Dichotomy

How did I get here where I am right now? There is a part of me, yelling, screaming, the part that's a renegade, an outlaw. Someone far beyond who I see in the mirror right now. Yet I walk the normal . . . and I pay the price. I don't know how to break the cycle of my everyday persona, the one I took as mine when I found out that I had to work, had to make a living if I wanted a roof over my head and food in my belly. I so admire the people who follow the stirrings of their heart and never look back. I was (and still am) too afraid -- of what? Hell if I know. How did I get to be this old and still not know who I am? There are times when I just want to get in my car and drive away, far away, but the trouble with that is I'm still bringing the lost me with me. Can the lost find a way to not-lost? I used to have vivid dreams (many of which I still remember) that I believe told me to get off the road I'm trudging on and take the proverbial less traveled path. But I didn't listen and the dreams went away and now I'm up against a wall, my bleeding fingers clawing at its solidness.
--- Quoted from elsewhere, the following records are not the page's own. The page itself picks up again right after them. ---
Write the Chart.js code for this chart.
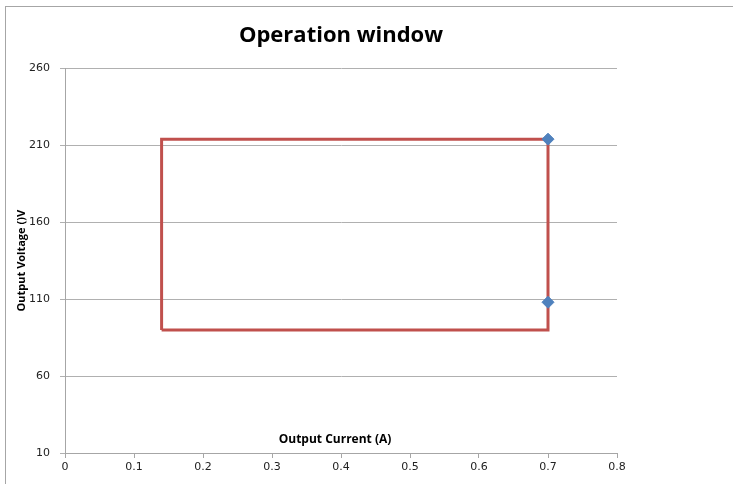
<!DOCTYPE html>
<html>
<head>
<meta charset="utf-8">
<script src="https://cdn.jsdelivr.net/npm/chart.js@4/dist/chart.umd.min.js"></script>
<style>
  body { margin: 0; background: #fff; }
  #wrap { position: relative; width: 733px; height: 484px; }
  #frame { position: absolute; left: 5px; top: 6px; right: 0; bottom: 0; border-left: 1px solid #a6a6a6; border-top: 1px solid #a6a6a6; }
  canvas { position: absolute; left: 0; top: 0; }
</style>
</head>
<body>
<div id="wrap">
  <div id="frame"></div>
  <canvas id="grafico" width="733" height="484"></canvas>
</div>
<script>
// window outline (current A, voltage V)
var janelaX = [0.14, 0.14, 0.7, 0.7, 0.14];
var janelaY = [90, 214, 214, 90, 90];
// measured points
var pontosX = [0.7, 0.7];
var pontosY = [214, 108];
var yTicks = [10, 60, 110, 160, 210, 260];

var janela = janelaX.map(function(x, i) { return { x: x, y: janelaY[i] }; });
var pontos = pontosX.map(function(x, i) { return { x: x, y: pontosY[i] }; });

// x title sits inside the plot, just above the axis
var tituloX = {
  id: 'tituloX',
  afterDraw: function(chart) {
    var ctx = chart.ctx;
    var a = chart.chartArea;
    ctx.save();
    ctx.font = 'bold 12px "Open Sans"';
    ctx.fillStyle = '#000';
    ctx.textAlign = 'center';
    ctx.textBaseline = 'middle';
    ctx.fillText('Output Current (A)', 335, a.bottom - 13);
    ctx.restore();
  }
};

new Chart(document.getElementById("grafico"), {
  type: 'scatter',
  data: {
    datasets: [{
      label: 'Window',
      data: janela,
      showLine: true,
      borderColor: '#c0504d',
      borderWidth: 3,
      pointRadius: 0,
      fill: false,
      order: 2
    }, {
      label: 'Points',
      data: pontos,
      pointStyle: 'rectRot',
      pointRadius: 6,
      backgroundColor: '#4f81bd',
      borderColor: '#4f81bd',
      showLine: false,
      order: 1
    }]
  },
  options: {
    responsive: false,
    animation: false,
    layout: { padding: { left: 0, right: 116, top: 0, bottom: 0 } },
    plugins: {
      legend: { display: false },
      tooltip: { enabled: false },
      title: {
        display: true,
        fullSize: false,
        text: 'Operation window',
        color: '#000',
        font: { family: '"Open Sans"', size: 22, weight: 'bold' },
        padding: { top: 23, bottom: 19 }
      }
    },
    scales: {
      x: {
        type: 'linear',
        min: 0,
        max: 0.8,
        ticks: {
          stepSize: 0.1,
          color: '#222',
          font: { family: '"DejaVu Sans"', size: 11 },
          padding: 3,
          callback: function(v) { return Math.round(v * 10) / 10; }
        },
        grid: { drawOnChartArea: false, drawTicks: true, tickLength: 5, color: '#a6a6a6' },
        border: { color: '#a6a6a6' },
        afterFit: function(s) { s.height = 31; }
      },
      y: {
        min: 10,
        max: 260,
        afterBuildTicks: function(s) { s.ticks = yTicks.map(function(v) { return { value: v }; }); },
        ticks: {
          color: '#222',
          font: { family: '"DejaVu Sans"', size: 11 },
          padding: 10
        },
        grid: { color: '#b0b0b0', tickLength: 5 },
        border: { color: '#a6a6a6' },
        title: {
          display: true,
          text: 'Output Voltage ()V',
          color: '#000',
          font: { family: '"Open Sans"', size: 11, weight: 'bold' },
          padding: { top: 15, bottom: 0 }
        },
        afterFit: function(s) { s.width = 65; }
      }
    }
  },
  plugins: [tituloX]
});
</script>
</body>
</html>
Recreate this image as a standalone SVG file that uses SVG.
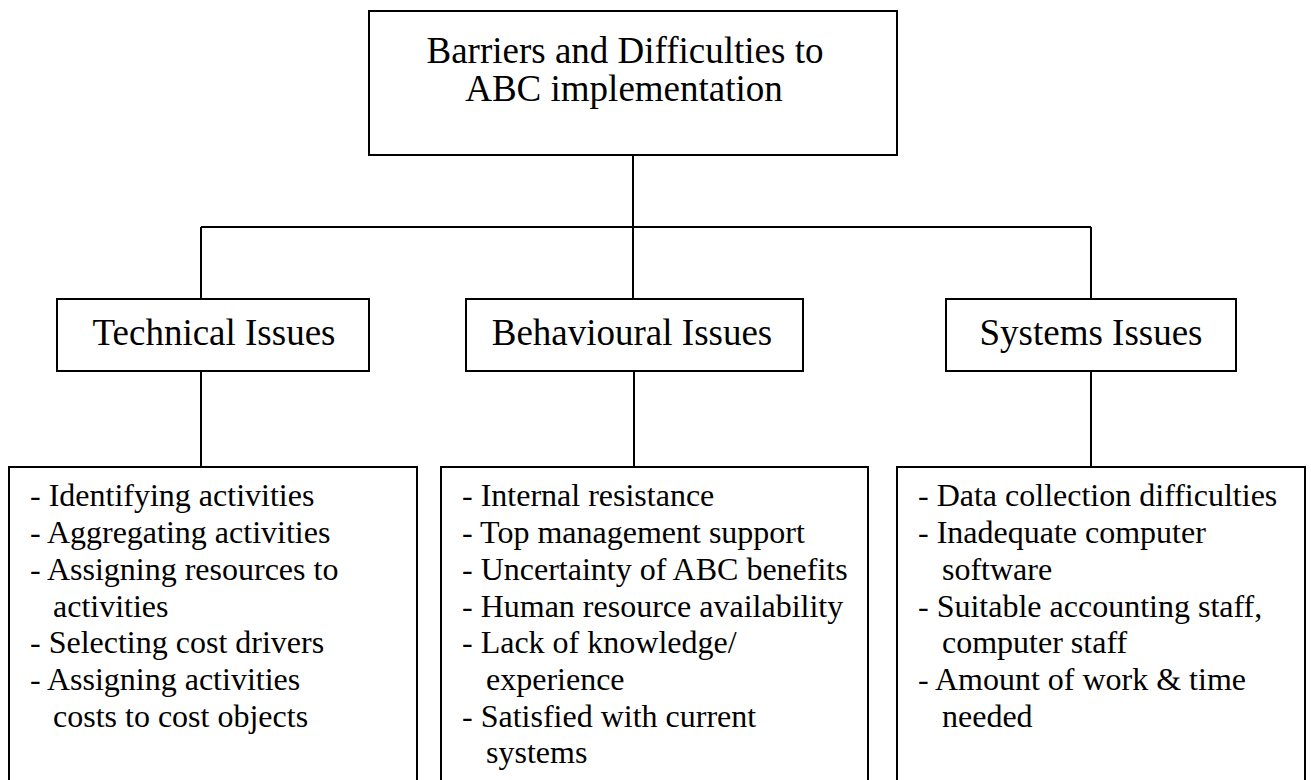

I wish I had words of wisdom for me and anyone else feeling like they're a mountain climber in a nun's habit. But I don't. What will happen is I will wake up in the morning and go on with my ordinary life, the same clothes, the same commute, the same lunch, the same work and home tasks, but I will, like I do every day, look for beauty and spirit in the flight of a bird, the roar of an airplane taking off, a woman running with her dog, the gentle waves in the Hillsborough River, the high laugh of young child, imaginative cloud formations in a blue sky, the purr of a peaceful cat, the memory of 16-year-old me roaming the streets of Vancouver on a bright, summer day, my long dark brown hair flowing down my thin back, so happy that school is out and there's nothing to do but be young and free.